The deterministic latency measurement methodology for Intel® Agilex™ F-tile devices derives from measuring the time when a given word is present at the interface to the PMA, and when that same word arrives at the FPGA core. The difference in time between these two events, when added to the PMA propagation delay, determines the total latency between the FPGA core and the serial pins. Such a calculation intrinsically includes all delays due to intermediate logic, FIFOs, and all other effects.
Figure 53. Enable Deterministic Latency Measurement IP Parameter Editor

When the deterministic latency measurement is enabled, you can calculate the latency using the deterministic latency factors listed below.

Table 56.  Deterministic Latency Factors
Factor Description
TxDL Transmitter delay in i_sampling_clock cycle.
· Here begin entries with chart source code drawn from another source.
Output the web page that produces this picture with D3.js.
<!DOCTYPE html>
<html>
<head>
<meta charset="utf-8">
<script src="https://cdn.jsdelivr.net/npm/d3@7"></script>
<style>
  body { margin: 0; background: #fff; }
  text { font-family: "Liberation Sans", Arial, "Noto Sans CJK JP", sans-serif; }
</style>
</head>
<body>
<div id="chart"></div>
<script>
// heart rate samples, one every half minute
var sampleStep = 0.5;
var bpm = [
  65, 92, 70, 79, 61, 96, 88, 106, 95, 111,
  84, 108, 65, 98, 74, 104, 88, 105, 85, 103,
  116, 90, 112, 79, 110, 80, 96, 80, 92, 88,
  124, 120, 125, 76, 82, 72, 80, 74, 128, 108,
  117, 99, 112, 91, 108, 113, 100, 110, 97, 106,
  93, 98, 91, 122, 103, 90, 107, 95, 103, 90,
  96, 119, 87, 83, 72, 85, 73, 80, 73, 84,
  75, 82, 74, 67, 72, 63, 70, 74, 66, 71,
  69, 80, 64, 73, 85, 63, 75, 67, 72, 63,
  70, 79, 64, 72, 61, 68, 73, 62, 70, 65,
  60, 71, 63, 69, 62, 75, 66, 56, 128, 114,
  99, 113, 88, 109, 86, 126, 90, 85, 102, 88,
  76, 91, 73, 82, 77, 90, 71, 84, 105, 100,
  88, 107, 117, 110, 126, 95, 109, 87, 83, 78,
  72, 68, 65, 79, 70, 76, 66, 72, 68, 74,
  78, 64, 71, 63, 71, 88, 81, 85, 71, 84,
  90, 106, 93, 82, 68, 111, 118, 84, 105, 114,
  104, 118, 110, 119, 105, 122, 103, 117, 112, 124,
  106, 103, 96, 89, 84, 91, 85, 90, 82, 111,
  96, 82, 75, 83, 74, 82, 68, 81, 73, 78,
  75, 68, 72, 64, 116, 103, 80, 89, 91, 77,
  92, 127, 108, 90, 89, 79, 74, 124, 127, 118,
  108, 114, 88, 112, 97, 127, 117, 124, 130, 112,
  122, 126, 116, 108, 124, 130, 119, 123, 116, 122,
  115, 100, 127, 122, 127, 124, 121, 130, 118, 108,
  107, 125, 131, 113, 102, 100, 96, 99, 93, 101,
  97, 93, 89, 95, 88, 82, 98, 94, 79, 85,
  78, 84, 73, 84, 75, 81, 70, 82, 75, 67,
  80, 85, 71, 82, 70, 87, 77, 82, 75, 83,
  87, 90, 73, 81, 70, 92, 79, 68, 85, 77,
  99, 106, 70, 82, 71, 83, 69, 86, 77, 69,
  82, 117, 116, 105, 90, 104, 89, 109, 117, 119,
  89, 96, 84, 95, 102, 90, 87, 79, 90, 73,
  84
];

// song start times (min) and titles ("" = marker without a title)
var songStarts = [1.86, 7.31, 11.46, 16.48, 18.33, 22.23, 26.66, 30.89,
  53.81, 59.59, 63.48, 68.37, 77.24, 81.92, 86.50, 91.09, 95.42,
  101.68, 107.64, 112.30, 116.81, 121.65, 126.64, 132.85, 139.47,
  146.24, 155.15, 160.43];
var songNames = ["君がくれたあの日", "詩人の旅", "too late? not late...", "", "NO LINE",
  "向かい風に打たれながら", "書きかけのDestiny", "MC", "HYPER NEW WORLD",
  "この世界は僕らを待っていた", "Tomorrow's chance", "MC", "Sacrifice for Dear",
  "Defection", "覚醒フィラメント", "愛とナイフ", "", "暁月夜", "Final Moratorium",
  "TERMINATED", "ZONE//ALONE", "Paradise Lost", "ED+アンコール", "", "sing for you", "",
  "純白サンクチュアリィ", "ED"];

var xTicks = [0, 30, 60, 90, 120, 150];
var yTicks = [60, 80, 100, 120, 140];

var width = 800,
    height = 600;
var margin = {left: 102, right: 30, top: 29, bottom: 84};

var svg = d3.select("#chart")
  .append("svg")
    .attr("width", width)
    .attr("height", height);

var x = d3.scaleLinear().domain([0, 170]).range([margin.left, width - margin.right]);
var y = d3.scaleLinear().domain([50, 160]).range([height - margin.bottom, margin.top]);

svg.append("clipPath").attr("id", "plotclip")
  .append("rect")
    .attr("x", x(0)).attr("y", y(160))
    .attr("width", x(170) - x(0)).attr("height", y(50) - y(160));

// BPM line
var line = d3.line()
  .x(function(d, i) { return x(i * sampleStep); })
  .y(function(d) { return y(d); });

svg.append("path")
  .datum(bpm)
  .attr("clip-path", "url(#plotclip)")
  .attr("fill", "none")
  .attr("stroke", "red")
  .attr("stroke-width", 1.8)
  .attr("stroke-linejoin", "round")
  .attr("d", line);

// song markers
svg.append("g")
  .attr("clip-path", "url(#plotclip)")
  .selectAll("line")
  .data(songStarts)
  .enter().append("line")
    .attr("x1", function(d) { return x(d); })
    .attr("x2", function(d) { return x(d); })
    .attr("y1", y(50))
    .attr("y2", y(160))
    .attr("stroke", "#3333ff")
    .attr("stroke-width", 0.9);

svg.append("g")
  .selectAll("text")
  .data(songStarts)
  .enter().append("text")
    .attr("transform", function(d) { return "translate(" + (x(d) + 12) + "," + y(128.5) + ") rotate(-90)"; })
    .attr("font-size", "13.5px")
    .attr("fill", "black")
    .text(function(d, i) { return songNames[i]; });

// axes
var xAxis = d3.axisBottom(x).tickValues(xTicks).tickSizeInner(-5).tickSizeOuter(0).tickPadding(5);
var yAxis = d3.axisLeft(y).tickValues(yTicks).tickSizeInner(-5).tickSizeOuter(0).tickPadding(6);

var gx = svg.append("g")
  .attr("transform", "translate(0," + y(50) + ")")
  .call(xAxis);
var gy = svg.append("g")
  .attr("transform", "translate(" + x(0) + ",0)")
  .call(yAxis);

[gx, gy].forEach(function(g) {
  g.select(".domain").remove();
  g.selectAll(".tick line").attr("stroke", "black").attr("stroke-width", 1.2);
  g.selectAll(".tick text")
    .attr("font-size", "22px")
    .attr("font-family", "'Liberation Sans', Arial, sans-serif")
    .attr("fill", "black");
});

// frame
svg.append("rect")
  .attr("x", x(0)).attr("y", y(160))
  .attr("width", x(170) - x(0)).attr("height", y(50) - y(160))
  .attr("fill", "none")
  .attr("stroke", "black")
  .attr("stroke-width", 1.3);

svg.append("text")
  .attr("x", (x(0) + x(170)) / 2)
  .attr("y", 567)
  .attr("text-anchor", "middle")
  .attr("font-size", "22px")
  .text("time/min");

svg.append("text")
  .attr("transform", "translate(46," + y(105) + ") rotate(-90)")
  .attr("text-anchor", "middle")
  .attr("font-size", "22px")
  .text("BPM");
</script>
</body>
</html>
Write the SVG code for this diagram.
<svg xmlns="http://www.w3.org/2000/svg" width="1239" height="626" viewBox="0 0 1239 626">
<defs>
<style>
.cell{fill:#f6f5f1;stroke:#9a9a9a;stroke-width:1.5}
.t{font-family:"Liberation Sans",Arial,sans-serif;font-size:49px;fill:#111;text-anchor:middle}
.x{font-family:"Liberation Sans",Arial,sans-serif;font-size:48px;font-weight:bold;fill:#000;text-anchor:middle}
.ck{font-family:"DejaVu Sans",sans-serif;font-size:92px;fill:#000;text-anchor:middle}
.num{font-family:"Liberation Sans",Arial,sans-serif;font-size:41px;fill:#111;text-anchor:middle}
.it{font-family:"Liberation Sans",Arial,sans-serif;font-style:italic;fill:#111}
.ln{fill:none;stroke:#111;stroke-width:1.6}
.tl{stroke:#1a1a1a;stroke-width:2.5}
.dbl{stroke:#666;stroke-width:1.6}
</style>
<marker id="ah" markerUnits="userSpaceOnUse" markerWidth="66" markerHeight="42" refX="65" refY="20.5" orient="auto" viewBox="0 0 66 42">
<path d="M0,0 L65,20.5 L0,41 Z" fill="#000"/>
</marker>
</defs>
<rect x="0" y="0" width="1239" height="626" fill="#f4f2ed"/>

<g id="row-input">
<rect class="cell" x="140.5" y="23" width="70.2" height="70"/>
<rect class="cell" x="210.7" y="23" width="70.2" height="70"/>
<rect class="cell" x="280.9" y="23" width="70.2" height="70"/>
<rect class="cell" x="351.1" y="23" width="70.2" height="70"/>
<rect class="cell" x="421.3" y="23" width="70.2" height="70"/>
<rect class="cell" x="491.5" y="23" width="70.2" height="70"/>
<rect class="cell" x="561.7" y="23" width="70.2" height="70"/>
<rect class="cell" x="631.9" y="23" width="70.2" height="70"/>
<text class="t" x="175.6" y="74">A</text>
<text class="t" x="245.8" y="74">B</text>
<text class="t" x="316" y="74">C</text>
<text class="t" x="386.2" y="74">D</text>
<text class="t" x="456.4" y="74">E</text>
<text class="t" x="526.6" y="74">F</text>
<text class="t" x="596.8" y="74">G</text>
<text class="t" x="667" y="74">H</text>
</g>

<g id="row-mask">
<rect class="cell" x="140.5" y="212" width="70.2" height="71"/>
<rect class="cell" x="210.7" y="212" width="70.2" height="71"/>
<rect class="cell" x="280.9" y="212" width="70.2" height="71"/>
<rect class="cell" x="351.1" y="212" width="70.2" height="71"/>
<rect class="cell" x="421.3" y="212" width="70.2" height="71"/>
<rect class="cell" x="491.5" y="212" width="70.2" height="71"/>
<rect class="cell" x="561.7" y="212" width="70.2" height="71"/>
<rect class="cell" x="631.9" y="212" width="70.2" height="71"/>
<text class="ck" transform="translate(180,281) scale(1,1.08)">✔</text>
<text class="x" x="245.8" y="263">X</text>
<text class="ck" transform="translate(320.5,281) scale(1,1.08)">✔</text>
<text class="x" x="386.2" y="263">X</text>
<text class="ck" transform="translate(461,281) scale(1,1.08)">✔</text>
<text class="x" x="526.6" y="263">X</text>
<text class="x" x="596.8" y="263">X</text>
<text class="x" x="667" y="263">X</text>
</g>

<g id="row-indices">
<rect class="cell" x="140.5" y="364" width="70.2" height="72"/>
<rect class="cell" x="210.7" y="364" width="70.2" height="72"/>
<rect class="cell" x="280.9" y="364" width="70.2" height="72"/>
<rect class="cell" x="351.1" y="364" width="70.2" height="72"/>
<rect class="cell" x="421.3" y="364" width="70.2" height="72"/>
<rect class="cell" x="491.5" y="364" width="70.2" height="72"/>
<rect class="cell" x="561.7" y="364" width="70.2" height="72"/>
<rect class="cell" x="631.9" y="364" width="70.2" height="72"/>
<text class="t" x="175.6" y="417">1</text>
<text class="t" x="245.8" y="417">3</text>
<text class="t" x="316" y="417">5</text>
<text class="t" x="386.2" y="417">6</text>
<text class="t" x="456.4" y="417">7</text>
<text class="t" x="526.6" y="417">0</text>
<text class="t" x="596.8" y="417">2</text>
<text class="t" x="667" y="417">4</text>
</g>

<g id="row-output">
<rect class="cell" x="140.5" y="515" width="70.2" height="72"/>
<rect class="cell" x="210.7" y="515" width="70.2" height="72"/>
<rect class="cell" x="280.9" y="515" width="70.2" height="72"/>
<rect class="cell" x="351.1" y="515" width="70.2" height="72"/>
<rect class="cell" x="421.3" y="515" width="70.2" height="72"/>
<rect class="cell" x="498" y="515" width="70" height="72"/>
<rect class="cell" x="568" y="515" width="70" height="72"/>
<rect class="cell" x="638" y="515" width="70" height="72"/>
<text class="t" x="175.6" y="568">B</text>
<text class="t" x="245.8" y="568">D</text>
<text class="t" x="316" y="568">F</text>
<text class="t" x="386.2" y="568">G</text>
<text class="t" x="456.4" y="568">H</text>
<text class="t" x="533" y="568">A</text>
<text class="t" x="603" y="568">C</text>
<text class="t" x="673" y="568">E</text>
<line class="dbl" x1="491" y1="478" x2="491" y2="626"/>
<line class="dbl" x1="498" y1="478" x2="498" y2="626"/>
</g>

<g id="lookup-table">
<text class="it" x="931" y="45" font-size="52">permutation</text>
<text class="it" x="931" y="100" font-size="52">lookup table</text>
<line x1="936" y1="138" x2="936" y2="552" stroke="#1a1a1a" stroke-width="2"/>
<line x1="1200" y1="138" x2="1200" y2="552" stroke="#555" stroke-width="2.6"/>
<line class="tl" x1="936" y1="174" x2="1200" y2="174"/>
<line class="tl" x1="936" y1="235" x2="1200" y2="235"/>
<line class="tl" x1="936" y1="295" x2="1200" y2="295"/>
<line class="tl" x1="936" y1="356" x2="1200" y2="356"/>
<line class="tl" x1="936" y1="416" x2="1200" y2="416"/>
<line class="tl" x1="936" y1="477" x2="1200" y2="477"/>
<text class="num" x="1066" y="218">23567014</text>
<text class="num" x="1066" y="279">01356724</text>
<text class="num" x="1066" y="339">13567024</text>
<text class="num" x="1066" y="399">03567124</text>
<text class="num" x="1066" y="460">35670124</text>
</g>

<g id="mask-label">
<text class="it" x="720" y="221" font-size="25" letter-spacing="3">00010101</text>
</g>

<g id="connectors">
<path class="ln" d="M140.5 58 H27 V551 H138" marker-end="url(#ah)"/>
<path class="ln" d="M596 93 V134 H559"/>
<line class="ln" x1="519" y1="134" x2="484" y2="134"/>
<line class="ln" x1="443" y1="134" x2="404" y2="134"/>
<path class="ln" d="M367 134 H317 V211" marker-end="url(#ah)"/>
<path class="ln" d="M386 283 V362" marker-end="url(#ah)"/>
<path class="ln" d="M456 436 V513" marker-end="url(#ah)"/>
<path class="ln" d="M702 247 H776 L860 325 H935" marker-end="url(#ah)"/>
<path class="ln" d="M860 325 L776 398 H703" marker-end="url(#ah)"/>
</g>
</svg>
To calculate the TxDL value, read the DL soft register 0x314 bit[20:0]. The register provides the value in fixed point format. Bit[20:8] represents an integer, and bit[7:0] represents a fractional number.

For example:
  • Bit[20:8] = 0x27, the integer value is 39.
  • Bit[7:0] = 0xF4, the fractional value is 0.953125.
Therefore, the total delay is 39.953125 clock cycles.
Note: These values are available in simulation output.
RxDL Receiver delay in i_sampling_clock cycle.

To calculate the RxDL value, read the DL soft register 0x318 bit [20:0]. The register provides a value in fixed point format. Bit[20:8] represents an integer, and bit[7:0] represents a fractional number.

For example:
  • Bit[20:8] = 0x27, the integer value is 39.
  • Bit[7:0] = 0xF4, the fractional value is 0.953125.
Therefore, the total delay is 39.953125 clock cycles.
Note: These values are available in simulation output.
i_sampling_clock_period For F-Tile Ethernet Intel FPGA Hard IP core:
  • i_sampling_clk is 250 MHz.
  • Period is 4 ns.
eth_wa Obtained from the Datapath Avalon Memory-Mapped Interface register 0x1110[6:0].
ethlphy_wa RS-FEC codeword bit position on Rx value (lowest 5 bit) obtained from the Datapath Avalon Memory-Mapped Interface register 0x6174[4:0].
dlpulse Obtained from the Datapath Avalon Memory-Mapped Interface register 0x1110[7].
Table 57.  Deterministic Latency EquationsThe table below depicts the deterministic latency equations of TX and RX data paths for different variants.
Latency (ns) For 25GE/50GE/100GE/200GE/400GE with RS-FEC Variants For 10GE/25GE/50GE/100GE without RS-FEC variants
TX TxDL * 4ns + 6 * o_clk_pll_period + TX_PMA_Delay * UI_value
RX RxDL * 4ns - 6 * o_clk_pll_period + (RX_PMA_Delay - ethlphy_wa) * UI_value RxDL * 4ns - 6 * o_clk_pll_period + (RX_PMA_Delay - eth_wa - 33 * dlpulse)* UI_value
The following factors can be retrieved from Table 56.
  • TxDL
  • RxDL
  • ethlphy_wa
  • eth_wa
  • dlpulse
For o_clk_pll_period, refer to the Clock Signals table.
Note: o_clk_pll_period is the period of o_clk_pll signal. The value is specified in unit of ns.

For TX_PMA_Delay, RX_PMA_Delay and UI_value, refer to the UI Value and PMA Delay.

Note: The UI_value is specified in unit of ns.